There's a rich tradition in this country of comparing one's political opponents to Nazis.
But there's an even richer tradition of it backfiring on the accuser, exposing him as a hyperbolic ass.
A perfect example: the comparison made by Wal-Mart this month when it ran a picture of a 1933 Nazi book burning in an ad urging defeat of an Arizona ballot initiative. If passed, it would uphold a new zoning law effectively outlawing big-box retailers in Flagstaff.
"Should we let government tell us what we can read?" the ad asked. "Of course not. ... So why should we allow local government to limit where we shop?"
The ad caused a citywide freakout, and anyone who's ever been to Flagstaff (motto: What Happens in Flagstaff Probably Happens at Open Mic Night) knows that's a scary prospect.
In a speedy retreat, Wal-Mart claimed the picture was an accident, that it slipped by without being properly researched.
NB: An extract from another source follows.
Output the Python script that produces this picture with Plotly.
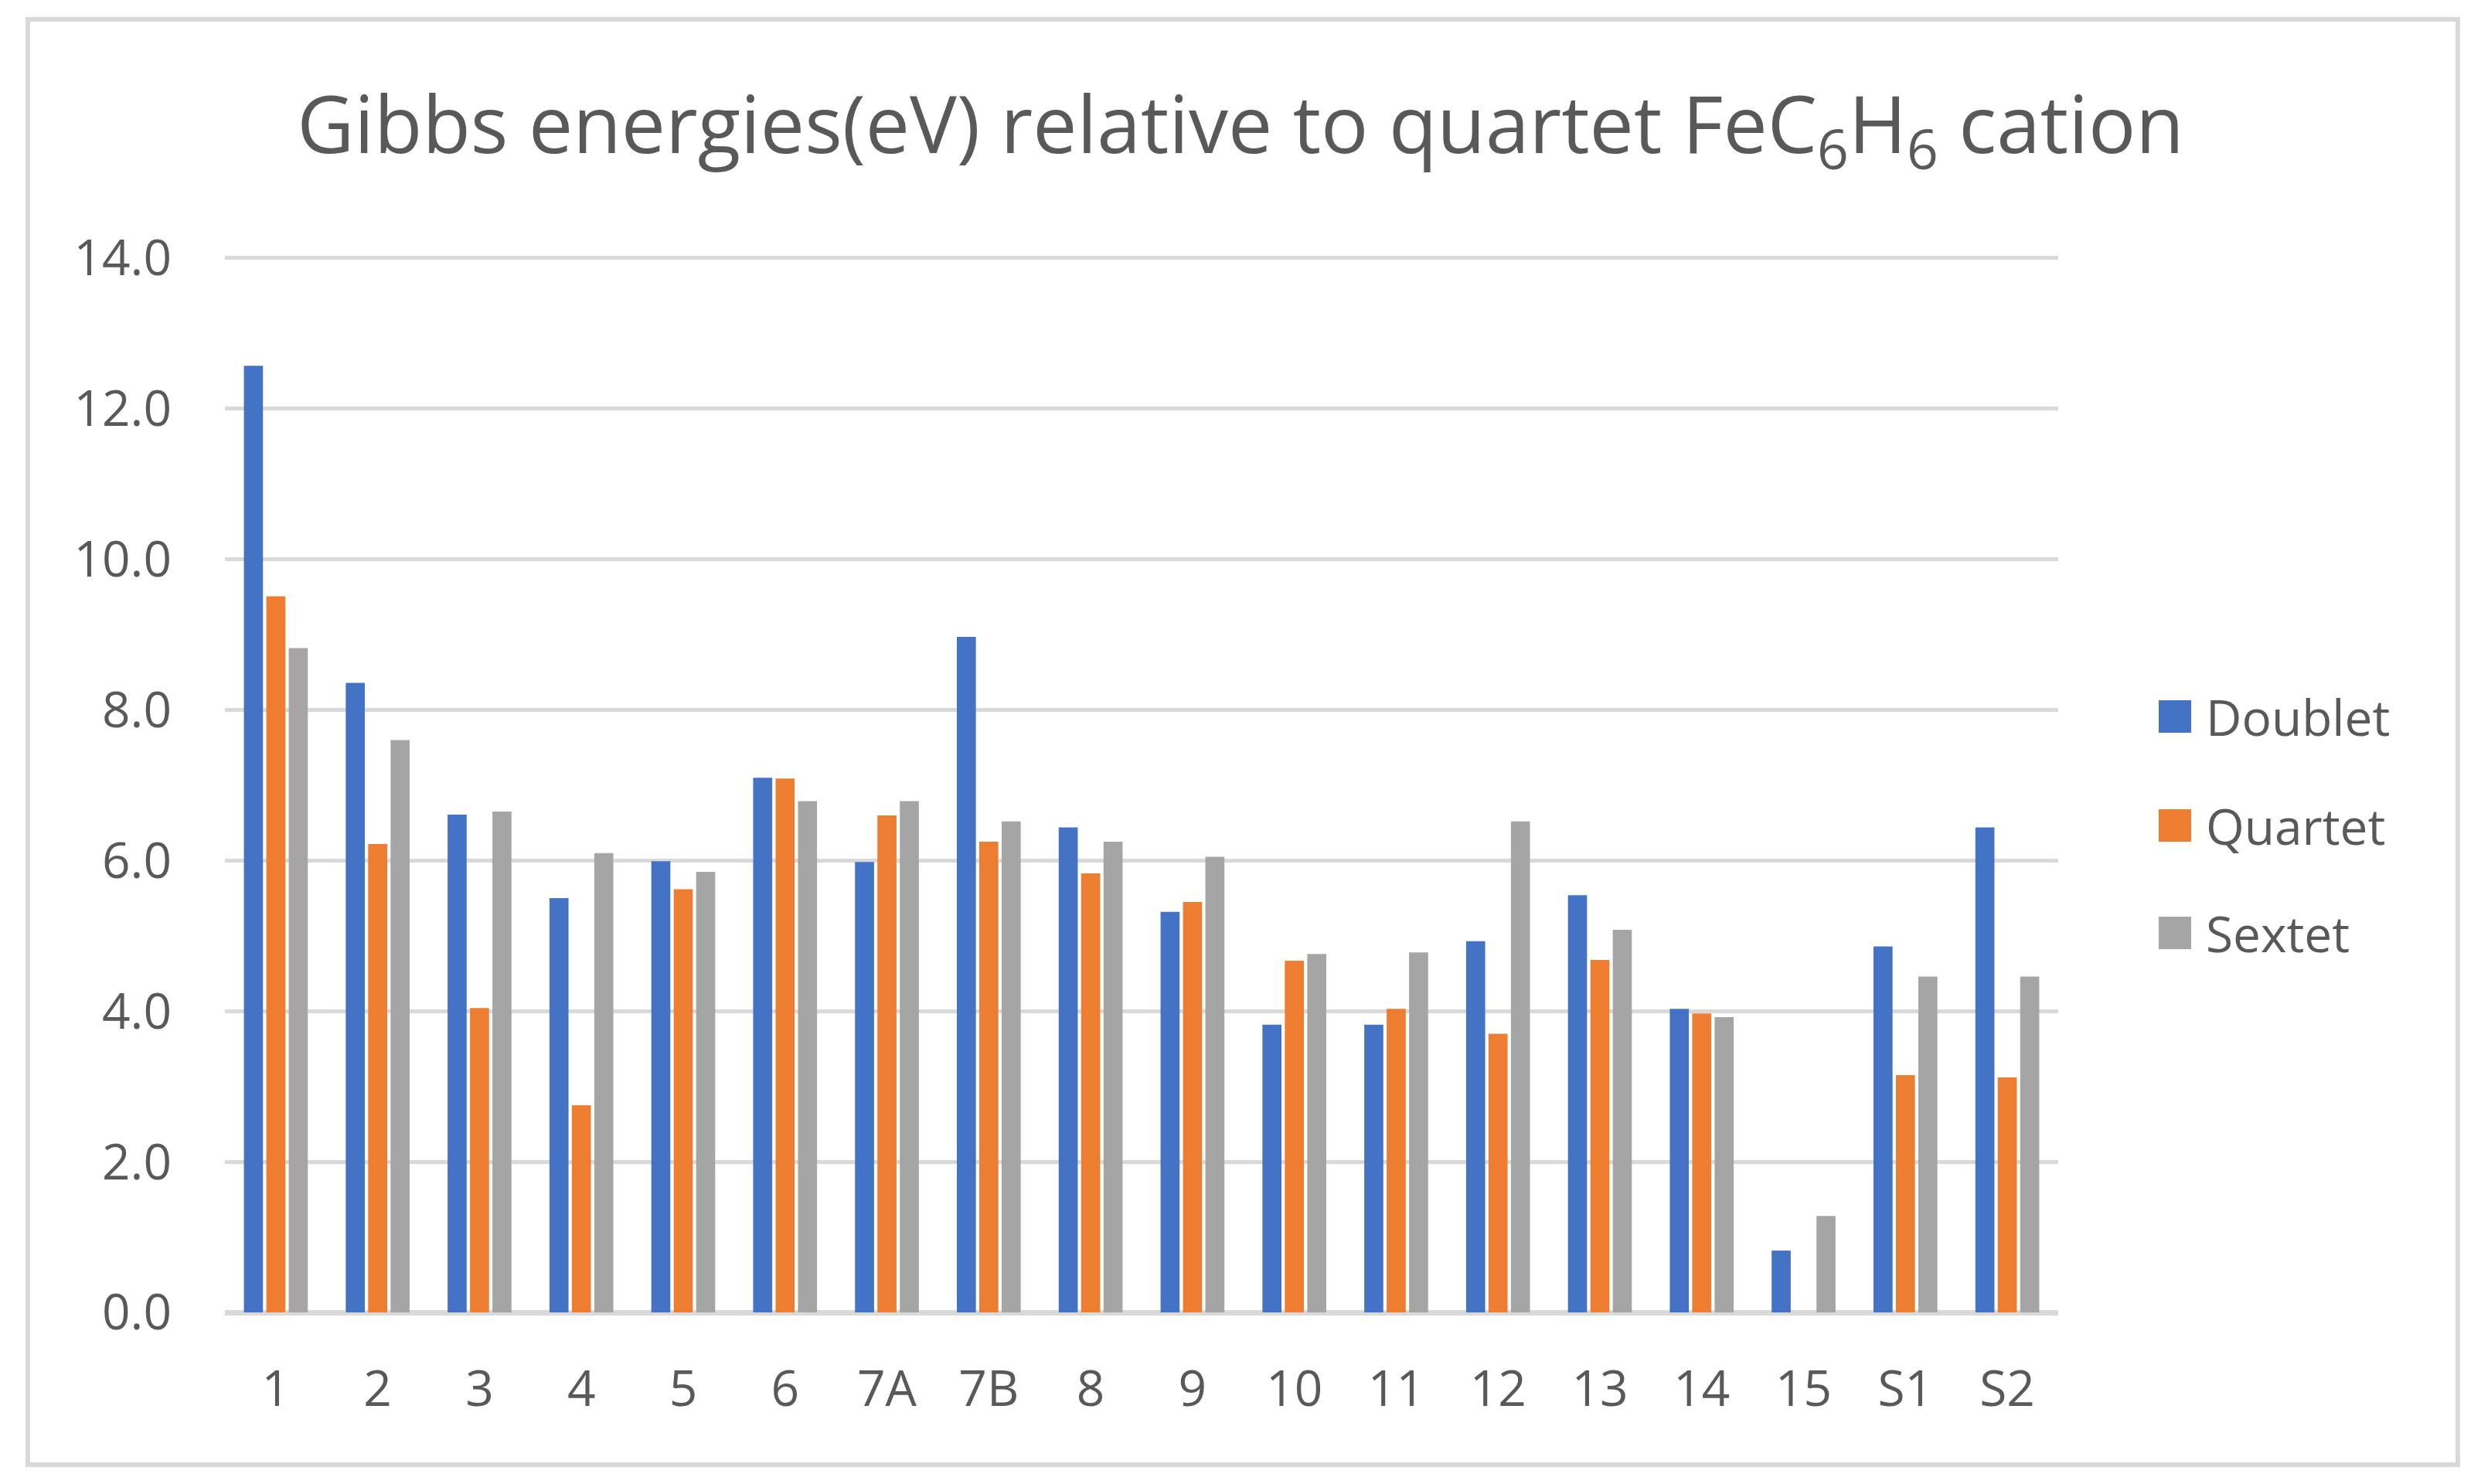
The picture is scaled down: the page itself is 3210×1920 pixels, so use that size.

An apology from the retailer ran in the same newspaper on Sunday, calling the image "thoughtless and wrong."
But that's not really the point, is it? The point is that Wal-Mart, whether it knew the image featured Nazis or not, tried to defeat a local-ballot initiative by equating it with totalitarianism. But a zoning law put to a popular vote is hardly that, and a company already fighting a global bully complex should know not to use such heavy-handed tactics when fighting local shop owners.
Fact is, there are many valid reasons Flagstaff residents might want, or need, a big-box retailer. And early returns suggest the initiative was narrowly defeated.
But rather than appeal to the community's better senses, Wal-Mart chose to scare it silly. That's hardly how good neighbors introduce themselves.